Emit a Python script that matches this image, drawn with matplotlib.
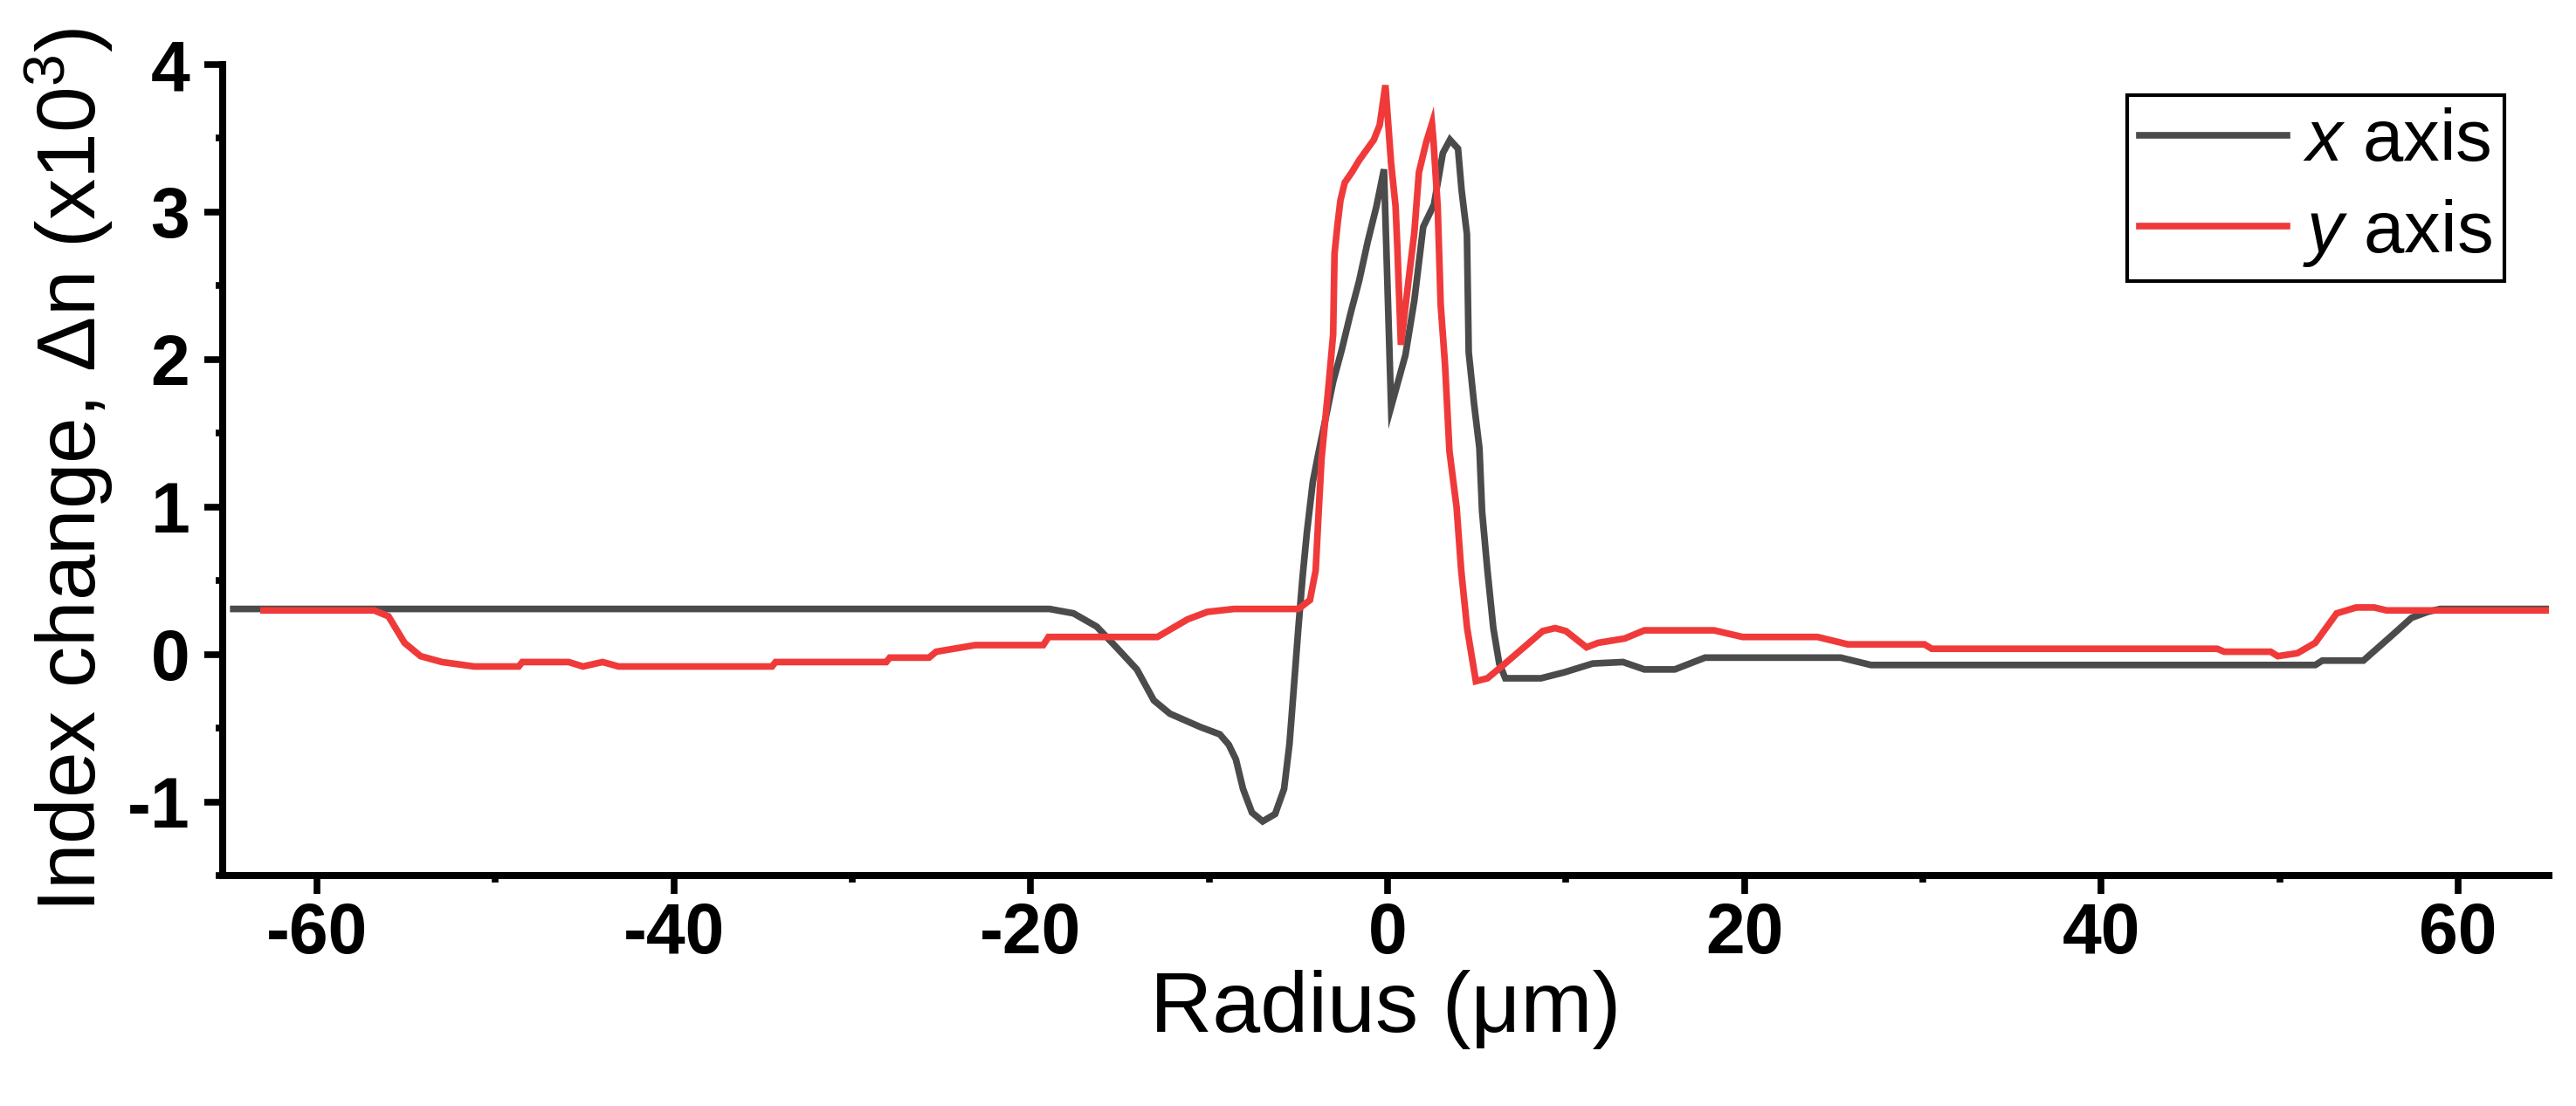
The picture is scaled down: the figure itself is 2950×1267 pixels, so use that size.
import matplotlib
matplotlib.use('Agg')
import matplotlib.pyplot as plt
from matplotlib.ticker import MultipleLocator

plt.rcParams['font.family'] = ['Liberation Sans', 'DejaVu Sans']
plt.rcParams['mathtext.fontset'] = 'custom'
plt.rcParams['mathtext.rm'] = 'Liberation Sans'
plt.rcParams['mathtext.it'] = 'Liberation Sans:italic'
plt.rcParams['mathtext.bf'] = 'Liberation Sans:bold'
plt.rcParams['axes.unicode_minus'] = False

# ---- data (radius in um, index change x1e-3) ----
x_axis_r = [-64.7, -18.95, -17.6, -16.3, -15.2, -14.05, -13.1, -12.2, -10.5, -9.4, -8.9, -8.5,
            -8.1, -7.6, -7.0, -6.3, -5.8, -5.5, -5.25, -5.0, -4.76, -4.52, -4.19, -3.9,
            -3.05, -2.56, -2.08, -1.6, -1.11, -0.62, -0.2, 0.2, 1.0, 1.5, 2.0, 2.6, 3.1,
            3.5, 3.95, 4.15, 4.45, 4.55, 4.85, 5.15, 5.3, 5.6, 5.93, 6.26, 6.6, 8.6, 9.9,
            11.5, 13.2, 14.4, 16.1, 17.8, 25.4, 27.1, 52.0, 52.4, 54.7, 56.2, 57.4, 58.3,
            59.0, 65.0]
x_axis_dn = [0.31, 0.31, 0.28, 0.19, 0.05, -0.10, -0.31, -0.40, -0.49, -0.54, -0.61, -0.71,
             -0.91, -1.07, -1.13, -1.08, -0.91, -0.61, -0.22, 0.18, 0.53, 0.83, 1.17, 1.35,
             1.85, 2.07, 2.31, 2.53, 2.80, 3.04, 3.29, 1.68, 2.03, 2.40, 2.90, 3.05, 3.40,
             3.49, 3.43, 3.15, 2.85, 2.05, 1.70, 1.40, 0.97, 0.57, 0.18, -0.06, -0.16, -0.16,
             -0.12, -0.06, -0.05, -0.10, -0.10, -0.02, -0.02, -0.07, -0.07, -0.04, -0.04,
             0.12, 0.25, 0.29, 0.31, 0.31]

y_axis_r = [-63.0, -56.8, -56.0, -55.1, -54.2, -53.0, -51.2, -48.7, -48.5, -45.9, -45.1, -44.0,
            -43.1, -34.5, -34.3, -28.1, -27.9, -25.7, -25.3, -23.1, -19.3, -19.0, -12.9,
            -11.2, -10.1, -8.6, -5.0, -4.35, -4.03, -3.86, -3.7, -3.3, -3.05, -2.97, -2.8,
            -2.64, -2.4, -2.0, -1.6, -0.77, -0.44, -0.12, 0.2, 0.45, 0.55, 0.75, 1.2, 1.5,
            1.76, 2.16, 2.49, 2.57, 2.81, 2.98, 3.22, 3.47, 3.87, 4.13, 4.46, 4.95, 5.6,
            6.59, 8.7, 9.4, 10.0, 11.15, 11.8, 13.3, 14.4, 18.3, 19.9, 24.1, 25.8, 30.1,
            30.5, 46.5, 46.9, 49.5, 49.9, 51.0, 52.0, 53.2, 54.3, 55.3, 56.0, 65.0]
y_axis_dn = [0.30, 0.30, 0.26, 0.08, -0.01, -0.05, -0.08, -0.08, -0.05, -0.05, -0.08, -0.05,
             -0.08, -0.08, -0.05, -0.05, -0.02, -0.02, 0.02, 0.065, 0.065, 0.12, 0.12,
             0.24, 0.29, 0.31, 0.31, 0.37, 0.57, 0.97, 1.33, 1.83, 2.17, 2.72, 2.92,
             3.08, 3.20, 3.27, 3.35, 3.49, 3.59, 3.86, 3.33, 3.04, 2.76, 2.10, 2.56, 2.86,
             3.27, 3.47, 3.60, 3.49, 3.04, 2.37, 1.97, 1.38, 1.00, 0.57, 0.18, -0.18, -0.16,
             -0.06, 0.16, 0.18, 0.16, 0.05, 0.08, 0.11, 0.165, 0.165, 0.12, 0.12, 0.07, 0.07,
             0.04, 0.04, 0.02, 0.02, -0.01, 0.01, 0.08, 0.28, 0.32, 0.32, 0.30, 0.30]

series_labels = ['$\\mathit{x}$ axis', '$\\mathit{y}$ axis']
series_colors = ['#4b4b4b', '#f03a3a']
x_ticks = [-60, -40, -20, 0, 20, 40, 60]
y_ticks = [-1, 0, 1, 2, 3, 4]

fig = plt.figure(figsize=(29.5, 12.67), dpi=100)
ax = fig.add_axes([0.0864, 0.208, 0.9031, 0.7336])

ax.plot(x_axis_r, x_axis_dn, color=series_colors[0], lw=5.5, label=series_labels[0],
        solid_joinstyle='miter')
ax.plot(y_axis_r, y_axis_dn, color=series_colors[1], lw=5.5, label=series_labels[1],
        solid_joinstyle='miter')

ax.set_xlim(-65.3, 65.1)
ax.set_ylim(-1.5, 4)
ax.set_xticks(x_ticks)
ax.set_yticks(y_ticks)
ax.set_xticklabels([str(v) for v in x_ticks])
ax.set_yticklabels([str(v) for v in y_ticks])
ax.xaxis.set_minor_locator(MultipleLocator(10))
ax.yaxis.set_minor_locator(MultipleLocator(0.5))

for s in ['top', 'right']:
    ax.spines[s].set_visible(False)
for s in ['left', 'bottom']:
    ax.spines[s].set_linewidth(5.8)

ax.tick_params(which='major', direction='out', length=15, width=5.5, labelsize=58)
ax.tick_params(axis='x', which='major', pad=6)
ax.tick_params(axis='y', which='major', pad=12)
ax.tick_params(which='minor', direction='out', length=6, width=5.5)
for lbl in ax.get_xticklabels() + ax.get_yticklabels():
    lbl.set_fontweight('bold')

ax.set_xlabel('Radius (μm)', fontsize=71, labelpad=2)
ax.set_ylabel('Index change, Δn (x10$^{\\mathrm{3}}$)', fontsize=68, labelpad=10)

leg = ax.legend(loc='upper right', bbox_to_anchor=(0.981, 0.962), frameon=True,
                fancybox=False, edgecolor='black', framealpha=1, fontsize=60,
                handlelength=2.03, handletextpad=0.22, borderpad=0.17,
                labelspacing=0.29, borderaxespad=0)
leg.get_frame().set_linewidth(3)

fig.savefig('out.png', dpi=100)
══════
§ Stated task
Repeat, with no pictures, each line from the beginning of the data through the line containing "plt.rcParams['axes.unicode_minus'] = False", inclusive.

§ Exercise result
Emit a Python script that matches this image, drawn with matplotlib.
The picture is scaled down: the figure itself is 2950×1267 pixels, so use that size.
import matplotlib
matplotlib.use('Agg')
import matplotlib.pyplot as plt
from matplotlib.ticker import MultipleLocator

plt.rcParams['font.family'] = ['Liberation Sans', 'DejaVu Sans']
plt.rcParams['mathtext.fontset'] = 'custom'
plt.rcParams['mathtext.rm'] = 'Liberation Sans'
plt.rcParams['mathtext.it'] = 'Liberation Sans:italic'
plt.rcParams['mathtext.bf'] = 'Liberation Sans:bold'
plt.rcParams['axes.unicode_minus'] = False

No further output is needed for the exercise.